Are Canadian banks high dividend stocks?
Yes. The Big 5 Canadian banks (RY, TD, BMO, BNS, CM) and National Bank typically yield 4–7%. They have paid dividends for 100+ years and have raised them in 80%+ of years. Among them, BNS often has the highest yield (~6.5%) because of slower growth concerns; RY and TD are usually preferred for stability.
Is Enbridge a good high dividend stock?
Enbridge (T:ENB) is one of the most popular Canadian dividend stocks with ~6.5% yield and 28+ consecutive years of dividend increases. Its long-term contracted pipeline revenue makes the dividend more predictable than commodity-exposed energy stocks. Long-term risk is energy transition (declining fossil fuel demand), but most analysts view 5–10 year safety as high.

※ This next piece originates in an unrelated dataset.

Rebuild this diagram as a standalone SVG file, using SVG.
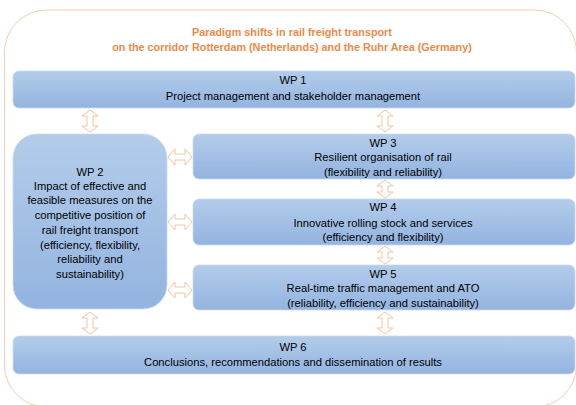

Are REITs high dividend stocks?
Yes. Canadian REITs typically yield 4–7%. They are required to distribute most income to maintain REIT status. Examples: RioCan (5.5%), Canadian Apartment Properties (3.5%), Granite (4.0%), Chartwell (5.0%). REITs are tax-inefficient outside registered accounts because distributions are taxed as regular income — hold them in TFSAs or RRSPs.
How is dividend yield calculated?
Dividend yield = annual dividend per share ÷ current share price × 100. If a stock pays $0.50 quarterly ($2.00 annually) and trades at $40, the yield is $2.00 / $40 = 5.0%. Yields fluctuate with share price — when prices fall, yields rise (and vice versa). Most financial sites display the trailing 12-month (TTM) yield.
Should I buy high dividend stocks now in 2026?
It depends on your goal. For income-focused investors near or in retirement, yes — Canadian high-dividend stocks generate predictable tax-favoured cash flow. For growth-focused investors with 20+ year horizons, dividend stocks are suboptimal vs broad-market ETFs (XEQT) historically. Most Canadians do best with a core ETF plus a 10–30% dividend tilt for income, not pure dividend portfolios.